JU: I normally train with my clients to give them an extra push. I’m always in the gym for work so, if I have free time, I’ll train or try crazy stuff to challenge myself. I always want to improve. The problem is, I have so many clients and it’s normally back to back from morning till night, so I don’t have that much free time for myself. I’m happy to help other people first and, if I have time, I’m training; if not, then at least I know I’m helping other people to achieve their goals. It would be nice to have two or three hours just for myself to put some really hard work in but, at the moment, that’s not happening.

 

FP: Tell us a bit about your nutrition plan while training for Ninja Warrior.

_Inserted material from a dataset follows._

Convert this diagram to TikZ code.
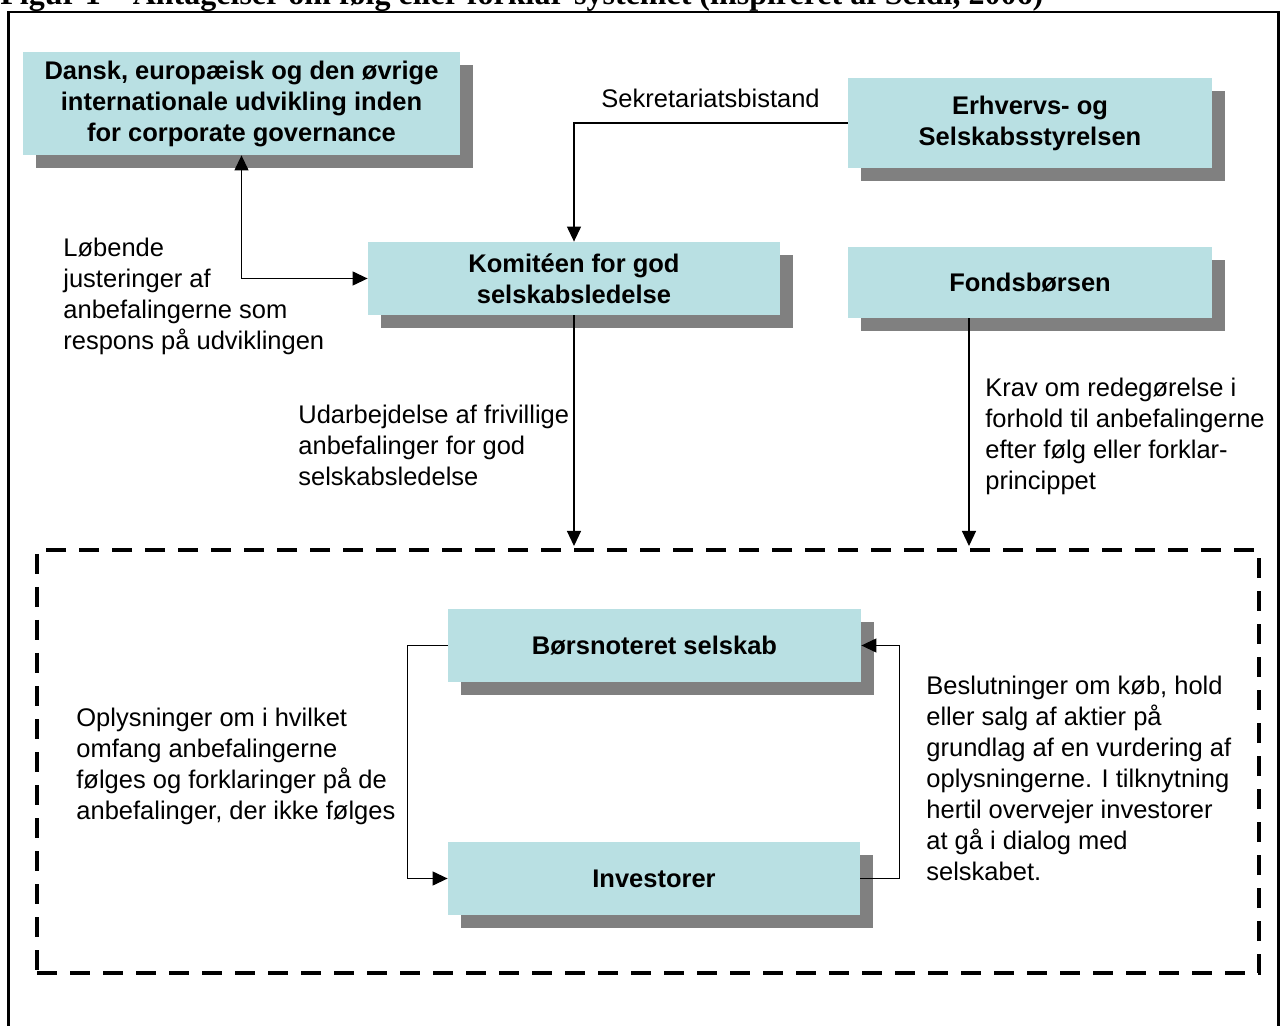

JU: I know how my body responds to food, as I’ve trained similarly from a young age. I don’t limit myself too much, so it’s a pretty balanced diet. I do enjoy food and nights out, so I’m not too strict with myself. Plus, the training is hard, so you can get away with a few extra calories. I eat well the day before the competition and, the day of the Ninja Warrior, I have a good breakfast with loads of protein in it because breakfast is the most important meal of the day for me; afterwards, I have time to rest until my Ninja run.

FP: What advice do you have for other fit pros who want to take their career in this direction?

JU: Go for it! If it’s something you want to do, just try it. If you fail, keep going. I have done seasons one, three and four. In season one, I came second but I wanted to do better so I went back in season three and got Last Man Standing. In season four, I wanted to win the show and be the first Ninja Warrior – I made it to the final. I always push myself to do better. So, if it’s your dream, don’t give up. Everybody’s training is different and, if you’re a bodybuilder, it’s hard to switch over to bodyweight training and all this crazy monkey-style swinging and climbing business. People who never do this kind of training from a young age are going to take a long time to learn and get strong for it. I’m so glad I did gymnastics when I was a kid, as this is why I have the full package for this kind of competition. But never say never; it’s always good to give it a go and you never know.

FP: What’s next for you?

JU: At the moment, I’ve got the opportunity to travel and do different Ninja Warrior courses. I’m up for anything new and, if a challenge comes along, I’ll give it a try and do my best with it. My Ninja Warrior goal is to reach and climb the last obstacle – Mount Midoriyama. And to be the eighth person in the world who’s completed Ninja Warrior. But the other big dream for me is to be a stuntman in films – that’s my biggest dream.